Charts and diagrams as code
·····

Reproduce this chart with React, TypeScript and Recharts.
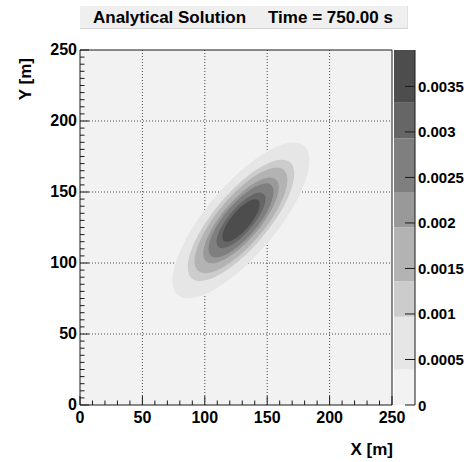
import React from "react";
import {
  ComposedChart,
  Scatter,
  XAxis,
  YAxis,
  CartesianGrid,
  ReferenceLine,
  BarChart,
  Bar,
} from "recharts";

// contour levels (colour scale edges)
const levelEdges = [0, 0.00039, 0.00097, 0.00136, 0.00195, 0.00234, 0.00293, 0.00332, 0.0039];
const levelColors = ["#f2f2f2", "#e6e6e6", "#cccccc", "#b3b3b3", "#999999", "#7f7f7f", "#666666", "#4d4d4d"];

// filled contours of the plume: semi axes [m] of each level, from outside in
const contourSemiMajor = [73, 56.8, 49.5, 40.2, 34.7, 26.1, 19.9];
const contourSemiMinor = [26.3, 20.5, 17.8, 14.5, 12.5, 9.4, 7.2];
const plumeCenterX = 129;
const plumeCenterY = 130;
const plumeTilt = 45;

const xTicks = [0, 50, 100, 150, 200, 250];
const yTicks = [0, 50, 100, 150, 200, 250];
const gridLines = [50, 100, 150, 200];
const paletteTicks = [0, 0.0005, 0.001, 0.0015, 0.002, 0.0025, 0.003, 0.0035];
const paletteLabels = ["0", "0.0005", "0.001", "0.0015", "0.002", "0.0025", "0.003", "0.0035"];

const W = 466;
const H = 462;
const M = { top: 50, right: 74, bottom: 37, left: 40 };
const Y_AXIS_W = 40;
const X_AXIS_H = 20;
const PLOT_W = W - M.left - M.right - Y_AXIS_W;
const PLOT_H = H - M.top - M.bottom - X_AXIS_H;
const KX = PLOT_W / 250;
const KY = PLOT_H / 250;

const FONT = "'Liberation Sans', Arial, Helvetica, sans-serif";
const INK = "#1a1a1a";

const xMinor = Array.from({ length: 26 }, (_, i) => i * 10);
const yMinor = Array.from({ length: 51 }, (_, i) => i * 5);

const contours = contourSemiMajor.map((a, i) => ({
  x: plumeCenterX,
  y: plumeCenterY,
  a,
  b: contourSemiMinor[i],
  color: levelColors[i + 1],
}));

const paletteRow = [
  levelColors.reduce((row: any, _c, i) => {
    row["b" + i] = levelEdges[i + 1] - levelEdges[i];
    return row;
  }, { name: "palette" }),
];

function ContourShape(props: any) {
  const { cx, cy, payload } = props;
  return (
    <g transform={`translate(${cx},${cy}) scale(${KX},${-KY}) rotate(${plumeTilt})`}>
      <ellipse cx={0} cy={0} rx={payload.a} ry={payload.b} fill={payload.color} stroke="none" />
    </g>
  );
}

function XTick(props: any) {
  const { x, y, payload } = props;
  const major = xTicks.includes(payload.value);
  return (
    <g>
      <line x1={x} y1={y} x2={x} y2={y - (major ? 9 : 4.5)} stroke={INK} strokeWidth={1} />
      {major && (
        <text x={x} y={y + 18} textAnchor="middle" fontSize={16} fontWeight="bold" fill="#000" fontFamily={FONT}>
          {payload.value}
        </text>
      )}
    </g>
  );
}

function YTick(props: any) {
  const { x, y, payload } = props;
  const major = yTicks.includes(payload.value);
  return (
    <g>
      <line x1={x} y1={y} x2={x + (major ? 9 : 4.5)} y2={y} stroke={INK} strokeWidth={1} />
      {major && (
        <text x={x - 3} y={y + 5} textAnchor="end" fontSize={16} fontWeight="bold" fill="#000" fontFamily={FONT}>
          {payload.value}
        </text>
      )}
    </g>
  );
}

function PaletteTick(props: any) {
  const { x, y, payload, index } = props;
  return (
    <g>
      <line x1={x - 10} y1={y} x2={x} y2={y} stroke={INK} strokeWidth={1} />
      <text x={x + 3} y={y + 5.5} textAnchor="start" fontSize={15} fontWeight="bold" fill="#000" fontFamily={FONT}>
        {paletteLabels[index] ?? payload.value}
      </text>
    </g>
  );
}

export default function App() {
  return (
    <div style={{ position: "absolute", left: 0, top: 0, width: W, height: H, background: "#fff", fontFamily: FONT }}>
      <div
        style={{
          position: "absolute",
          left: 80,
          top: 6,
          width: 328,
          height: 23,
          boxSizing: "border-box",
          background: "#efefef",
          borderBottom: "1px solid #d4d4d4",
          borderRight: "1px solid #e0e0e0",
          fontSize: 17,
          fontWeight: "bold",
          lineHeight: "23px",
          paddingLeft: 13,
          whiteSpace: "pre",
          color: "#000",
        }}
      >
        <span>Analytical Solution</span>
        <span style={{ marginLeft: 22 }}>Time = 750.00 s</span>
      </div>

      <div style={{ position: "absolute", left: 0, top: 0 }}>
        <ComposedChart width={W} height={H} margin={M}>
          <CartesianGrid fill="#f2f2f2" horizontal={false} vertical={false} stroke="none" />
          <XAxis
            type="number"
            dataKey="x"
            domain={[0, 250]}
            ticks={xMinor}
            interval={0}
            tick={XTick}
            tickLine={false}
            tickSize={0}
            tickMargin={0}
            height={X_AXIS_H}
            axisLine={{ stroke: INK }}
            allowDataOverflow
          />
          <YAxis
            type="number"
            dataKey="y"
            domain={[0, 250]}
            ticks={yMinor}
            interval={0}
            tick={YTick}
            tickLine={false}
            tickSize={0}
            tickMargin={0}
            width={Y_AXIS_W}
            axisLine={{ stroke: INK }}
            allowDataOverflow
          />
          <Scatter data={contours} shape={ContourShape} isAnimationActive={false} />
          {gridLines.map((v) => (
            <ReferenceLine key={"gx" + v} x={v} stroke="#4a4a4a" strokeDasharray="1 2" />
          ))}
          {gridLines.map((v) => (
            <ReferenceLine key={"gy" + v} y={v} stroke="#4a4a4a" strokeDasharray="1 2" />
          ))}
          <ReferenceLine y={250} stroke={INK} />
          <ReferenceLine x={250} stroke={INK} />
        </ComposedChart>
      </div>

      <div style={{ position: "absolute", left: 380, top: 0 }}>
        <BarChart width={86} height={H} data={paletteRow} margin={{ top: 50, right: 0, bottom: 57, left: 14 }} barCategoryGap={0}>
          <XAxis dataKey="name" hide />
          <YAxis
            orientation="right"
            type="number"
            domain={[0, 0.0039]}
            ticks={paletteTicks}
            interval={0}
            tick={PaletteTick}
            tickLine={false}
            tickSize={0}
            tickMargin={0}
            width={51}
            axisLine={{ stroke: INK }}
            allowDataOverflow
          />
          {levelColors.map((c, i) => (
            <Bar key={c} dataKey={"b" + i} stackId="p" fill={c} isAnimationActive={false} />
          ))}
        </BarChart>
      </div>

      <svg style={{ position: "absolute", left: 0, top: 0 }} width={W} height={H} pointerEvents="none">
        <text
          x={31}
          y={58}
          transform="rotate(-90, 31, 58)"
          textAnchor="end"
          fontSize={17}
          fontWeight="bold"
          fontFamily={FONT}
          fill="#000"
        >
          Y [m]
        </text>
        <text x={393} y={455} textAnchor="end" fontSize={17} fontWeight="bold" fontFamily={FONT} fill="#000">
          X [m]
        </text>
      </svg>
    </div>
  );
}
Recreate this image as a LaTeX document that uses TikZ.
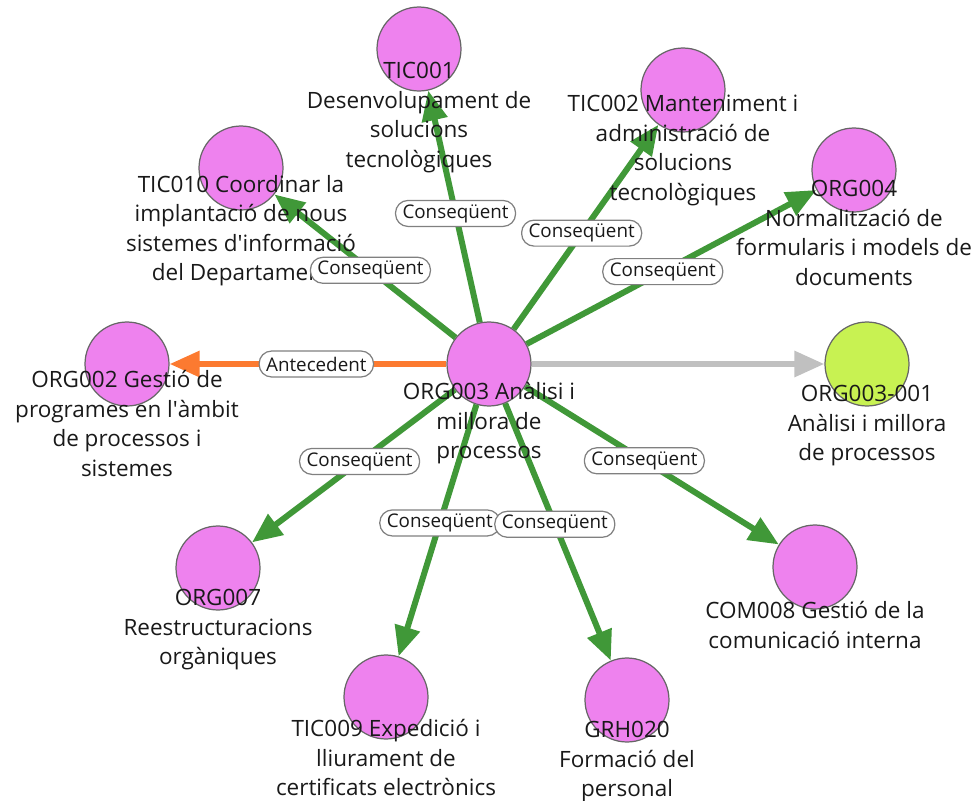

·····

- **SET EXERCISE**
From the records given above, reproduce all text exactly and exclude each picture.

- **OUTPUT FOR THIS TASK**
Reproduce this chart with React, TypeScript and Recharts.
import React from "react";
import {
  ComposedChart,
  Scatter,
  XAxis,
  YAxis,
  CartesianGrid,
  ReferenceLine,
  BarChart,
  Bar,
} from "recharts";

// contour levels (colour scale edges)
const levelEdges = [0, 0.00039, 0.00097, 0.00136, 0.00195, 0.00234, 0.00293, 0.00332, 0.0039];
const levelColors = ["#f2f2f2", "#e6e6e6", "#cccccc", "#b3b3b3", "#999999", "#7f7f7f", "#666666", "#4d4d4d"];

// filled contours of the plume: semi axes [m] of each level, from outside in
const contourSemiMajor = [73, 56.8, 49.5, 40.2, 34.7, 26.1, 19.9];
const contourSemiMinor = [26.3, 20.5, 17.8, 14.5, 12.5, 9.4, 7.2];
const plumeCenterX = 129;
const plumeCenterY = 130;
const plumeTilt = 45;

const xTicks = [0, 50, 100, 150, 200, 250];
const yTicks = [0, 50, 100, 150, 200, 250];
const gridLines = [50, 100, 150, 200];
const paletteTicks = [0, 0.0005, 0.001, 0.0015, 0.002, 0.0025, 0.003, 0.0035];
const paletteLabels = ["0", "0.0005", "0.001", "0.0015", "0.002", "0.0025", "0.003", "0.0035"];

const W = 466;
const H = 462;
const M = { top: 50, right: 74, bottom: 37, left: 40 };
const Y_AXIS_W = 40;
const X_AXIS_H = 20;
const PLOT_W = W - M.left - M.right - Y_AXIS_W;
const PLOT_H = H - M.top - M.bottom - X_AXIS_H;
const KX = PLOT_W / 250;
const KY = PLOT_H / 250;

const FONT = "'Liberation Sans', Arial, Helvetica, sans-serif";
const INK = "#1a1a1a";

const xMinor = Array.from({ length: 26 }, (_, i) => i * 10);
const yMinor = Array.from({ length: 51 }, (_, i) => i * 5);

const contours = contourSemiMajor.map((a, i) => ({
  x: plumeCenterX,
  y: plumeCenterY,
  a,
  b: contourSemiMinor[i],
  color: levelColors[i + 1],
}));

const paletteRow = [
  levelColors.reduce((row: any, _c, i) => {
    row["b" + i] = levelEdges[i + 1] - levelEdges[i];
    return row;
  }, { name: "palette" }),
];

function ContourShape(props: any) {
  const { cx, cy, payload } = props;
  return (
    <g transform={`translate(${cx},${cy}) scale(${KX},${-KY}) rotate(${plumeTilt})`}>
      <ellipse cx={0} cy={0} rx={payload.a} ry={payload.b} fill={payload.color} stroke="none" />
    </g>
  );
}

function XTick(props: any) {
  const { x, y, payload } = props;
  const major = xTicks.includes(payload.value);
  return (
    <g>
      <line x1={x} y1={y} x2={x} y2={y - (major ? 9 : 4.5)} stroke={INK} strokeWidth={1} />
      {major && (
        <text x={x} y={y + 18} textAnchor="middle" fontSize={16} fontWeight="bold" fill="#000" fontFamily={FONT}>
          {payload.value}
        </text>
      )}
    </g>
  );
}

function YTick(props: any) {
  const { x, y, payload } = props;
  const major = yTicks.includes(payload.value);
  return (
    <g>
      <line x1={x} y1={y} x2={x + (major ? 9 : 4.5)} y2={y} stroke={INK} strokeWidth={1} />
      {major && (
        <text x={x - 3} y={y + 5} textAnchor="end" fontSize={16} fontWeight="bold" fill="#000" fontFamily={FONT}>
          {payload.value}
        </text>
      )}
    </g>
  );
}

function PaletteTick(props: any) {
  const { x, y, payload, index } = props;
  return (
    <g>
      <line x1={x - 10} y1={y} x2={x} y2={y} stroke={INK} strokeWidth={1} />
      <text x={x + 3} y={y + 5.5} textAnchor="start" fontSize={15} fontWeight="bold" fill="#000" fontFamily={FONT}>
        {paletteLabels[index] ?? payload.value}
      </text>
    </g>
  );
}

export default function App() {
  return (
    <div style={{ position: "absolute", left: 0, top: 0, width: W, height: H, background: "#fff", fontFamily: FONT }}>
      <div
        style={{
          position: "absolute",
          left: 80,
          top: 6,
          width: 328,
          height: 23,
          boxSizing: "border-box",
          background: "#efefef",
          borderBottom: "1px solid #d4d4d4",
          borderRight: "1px solid #e0e0e0",
          fontSize: 17,
          fontWeight: "bold",
          lineHeight: "23px",
          paddingLeft: 13,
          whiteSpace: "pre",
          color: "#000",
        }}
      >
        <span>Analytical Solution</span>
        <span style={{ marginLeft: 22 }}>Time = 750.00 s</span>
      </div>

      <div style={{ position: "absolute", left: 0, top: 0 }}>
        <ComposedChart width={W} height={H} margin={M}>
          <CartesianGrid fill="#f2f2f2" horizontal={false} vertical={false} stroke="none" />
          <XAxis
            type="number"
            dataKey="x"
            domain={[0, 250]}
            ticks={xMinor}
            interval={0}
            tick={XTick}
            tickLine={false}
            tickSize={0}
            tickMargin={0}
            height={X_AXIS_H}
            axisLine={{ stroke: INK }}
            allowDataOverflow
          />
          <YAxis
            type="number"
            dataKey="y"
            domain={[0, 250]}
            ticks={yMinor}
            interval={0}
            tick={YTick}
            tickLine={false}
            tickSize={0}
            tickMargin={0}
            width={Y_AXIS_W}
            axisLine={{ stroke: INK }}
            allowDataOverflow
          />
          <Scatter data={contours} shape={ContourShape} isAnimationActive={false} />
          {gridLines.map((v) => (
            <ReferenceLine key={"gx" + v} x={v} stroke="#4a4a4a" strokeDasharray="1 2" />
          ))}
          {gridLines.map((v) => (
            <ReferenceLine key={"gy" + v} y={v} stroke="#4a4a4a" strokeDasharray="1 2" />
          ))}
          <ReferenceLine y={250} stroke={INK} />
          <ReferenceLine x={250} stroke={INK} />
        </ComposedChart>
      </div>

      <div style={{ position: "absolute", left: 380, top: 0 }}>
        <BarChart width={86} height={H} data={paletteRow} margin={{ top: 50, right: 0, bottom: 57, left: 14 }} barCategoryGap={0}>
          <XAxis dataKey="name" hide />
          <YAxis
            orientation="right"
            type="number"
            domain={[0, 0.0039]}
            ticks={paletteTicks}
            interval={0}
            tick={PaletteTick}
            tickLine={false}
            tickSize={0}
            tickMargin={0}
            width={51}
            axisLine={{ stroke: INK }}
            allowDataOverflow
          />
          {levelColors.map((c, i) => (
            <Bar key={c} dataKey={"b" + i} stackId="p" fill={c} isAnimationActive={false} />
          ))}
        </BarChart>
      </div>

      <svg style={{ position: "absolute", left: 0, top: 0 }} width={W} height={H} pointerEvents="none">
        <text
          x={31}
          y={58}
          transform="rotate(-90, 31, 58)"
          textAnchor="end"
          fontSize={17}
          fontWeight="bold"
          fontFamily={FONT}
          fill="#000"
        >
          Y [m]
        </text>
        <text x={393} y={455} textAnchor="end" fontSize={17} fontWeight="bold" fontFamily={FONT} fill="#000">
          X [m]
        </text>
      </svg>
    </div>
  );
}
Recreate this image as a LaTeX document that uses TikZ.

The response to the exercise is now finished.